Serverless compute for AI development in ROS environments
Robotics based in ROS has been a popular choice for AI development. The Robot Operating System (ROS) is a set of software libraries and tools for building robot applications. From drivers to state-of-the-art algorithms, and with powerful developer tools, ROS has what you need for your next robotics project. And it’s all open source. Here you will find the official documentation on ROS 2, the LTS version of ROS that you will use.
Despite the popularity of ROS2 for AI development, there are still challenges in deploying ROS applications in the cloud. The main challenge is the complexity of the ROS2 environment and the need for specialized hardware to run ROS2 applications such as the need to have a Virtual Desktop or a GPU physical machine. In this project you will be designing a serverless ROS2 environment that can be used for AI development in robotics without the need to have specialized hardware, taking advatntage of the web browser technology (Web2, WebAssembly, WebRTC, Websockets, … ) and the facilities provided by Hugging Face Hub and other cloud providers.
Management plane
Every application requires centralized management and this will be provided by Django framework. The Django framework is a leading high-level Python web framework and below we have included the architecture of JDE Robotics that has implemented a Django based management plane for a similar application.
The management plane will be responsible for:
- Provisioning the ROS environment in the cloud or locally via docker containers.
- Provisioning the JupyterHub environment for AI development in the cloud or locally via docker containers. JupyterHub will be configured with ROS and other kernels to allow developers to design models and consume them in Jupyter notebooks.
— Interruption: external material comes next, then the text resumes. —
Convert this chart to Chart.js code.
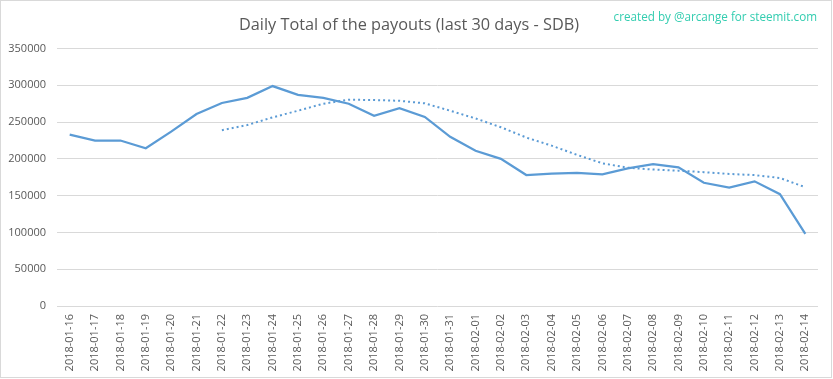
<!DOCTYPE html>
<html>
<head>
<meta charset="utf-8">
<script src="https://cdn.jsdelivr.net/npm/chart.js@4.4.1/dist/chart.umd.min.js"></script>
<style>
  html, body { margin: 0; padding: 0; background: #ffffff; }
  #wrap { position: relative; width: 833px; height: 379px; }
  #credit { position: absolute; right: 16px; top: 8px; font-family: "Open Sans", sans-serif; font-size: 11.7px; color: #33CDB0; white-space: nowrap; }
</style>
</head>
<body>
<div id="wrap">
  <canvas id="c" width="833" height="379"></canvas>
  <div id="credit">created by @arcange for steemit.com</div>
</div>
<script>
const titleText = "Daily Total of the payouts (last 30 days - SDB)";
const dates = ["2018-01-16","2018-01-17","2018-01-18","2018-01-19","2018-01-20","2018-01-21","2018-01-22","2018-01-23","2018-01-24","2018-01-25","2018-01-26","2018-01-27","2018-01-28","2018-01-29","2018-01-30","2018-01-31","2018-02-01","2018-02-02","2018-02-03","2018-02-04","2018-02-05","2018-02-06","2018-02-07","2018-02-08","2018-02-09","2018-02-10","2018-02-11","2018-02-12","2018-02-13","2018-02-14"];
const payouts = [233000,225000,225000,214500,237000,261000,276000,283000,299000,287000,283000,275000,258500,269000,257000,230000,211000,200000,178000,180000,181000,179000,187000,193000,188500,167500,161000,169500,152000,98000];
const trend = [null,null,null,null,null,null,239000,246000,256500,265500,275000,280500,280000,279000,275500,265500,255000,243000,229000,218000,205500,194000,188000,185500,184000,182000,179500,178000,174000,161500];
const yTicks = [0,50000,100000,150000,200000,250000,300000,350000];

const borderPlugin = {
  id: 'frame',
  beforeDraw(chart) {
    const ctx = chart.ctx;
    ctx.save();
    ctx.fillStyle = '#ffffff';
    ctx.fillRect(0, 0, chart.width, chart.height);
    ctx.strokeStyle = '#d9d9d9';
    ctx.lineWidth = 1;
    ctx.strokeRect(0.5, 0.5, chart.width - 2, chart.height - 2);
    ctx.restore();
  }
};

new Chart(document.getElementById('c'), {
  type: 'line',
  data: {
    labels: dates,
    datasets: [
      {
        label: 'Daily Total',
        data: payouts,
        borderColor: '#5B9BD5',
        borderWidth: 2.25,
        pointRadius: 0,
        tension: 0,
        fill: false
      },
      {
        label: '7 per. Mov. Avg.',
        data: trend,
        borderColor: '#5B9BD5',
        borderWidth: 2,
        borderDash: [2, 3],
        pointRadius: 0,
        tension: 0,
        fill: false,
        spanGaps: false
      }
    ]
  },
  options: {
    responsive: false,
    animation: false,
    devicePixelRatio: 1,
    layout: { padding: { left: 0, right: 15, top: 0, bottom: 0 } },
    plugins: {
      legend: { display: false },
      tooltip: { enabled: false },
      title: {
        display: true,
        text: titleText,
        color: '#595959',
        font: { family: '"Open Sans", sans-serif', size: 16.3, weight: 'normal' },
        padding: { top: 16, bottom: 13 }
      }
    },
    scales: {
      x: {
        offset: true,
        grid: { display: false, drawTicks: false },
        border: { display: false },
        ticks: {
          color: '#595959',
          font: { family: '"Open Sans", sans-serif', size: 11 },
          maxRotation: 90,
          minRotation: 90,
          autoSkip: false,
          padding: 8
        },
        afterFit(s) { s.height = 73; }
      },
      y: {
        min: 0,
        max: 350000,
        afterBuildTicks(s) { s.ticks = yTicks.map(v => ({ value: v })); },
        grid: { color: '#d9d9d9', lineWidth: 1, drawTicks: false },
        border: { display: false },
        ticks: {
          color: '#595959',
          font: { family: '"Open Sans", sans-serif', size: 11 },
          padding: 11,
          callback: (v) => String(v)
        },
        afterFit(s) { s.width = 57; }
      }
    }
  },
  plugins: [borderPlugin]
});
</script>
</body>
</html>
Essentially the JDE Robotics architecture uses the Django framework for everything that needs serving via the web browser but we will design an architecture that Django is used for the management of the application and the SaaS tenant and delegate the execution of the ROS2 environment in the Jupyter Hub. As such our architecture will roll in Robostack taking full advantage of the existing user base and at the same time allowing the user to run ROS2 applications in a local setup.
Your task is to outline the minimal set of changes that need to be made to the JDE Robotics architecture to make the JupyterHub environment as the execution target.
Real-time perception pipelines
In most ROS applications we need to author perception pipelines such as object detection. Latency is of parammount importance. We will use this repo to seamlessly connect GStreamer and ROS2.
GStreamer is an open source pipeline-based cross-platform extensible multimedia framework and has been adopted by major players in mission-critical use cases that need to process video and other ream-time streams. It also underpins NVIDIA’s DeepStream implementation. To know more please watch this GStreamer overview. This additional hands-on video addresses NVIDIA pipeline elements.
You will showcase both gst_bridge
and gst_pipeline
for a video input and Yolo v8 object detection output and you will use existing or other WebRTC facilities to stream the video output with the superposed bounding boxes to the JupyterHub environment.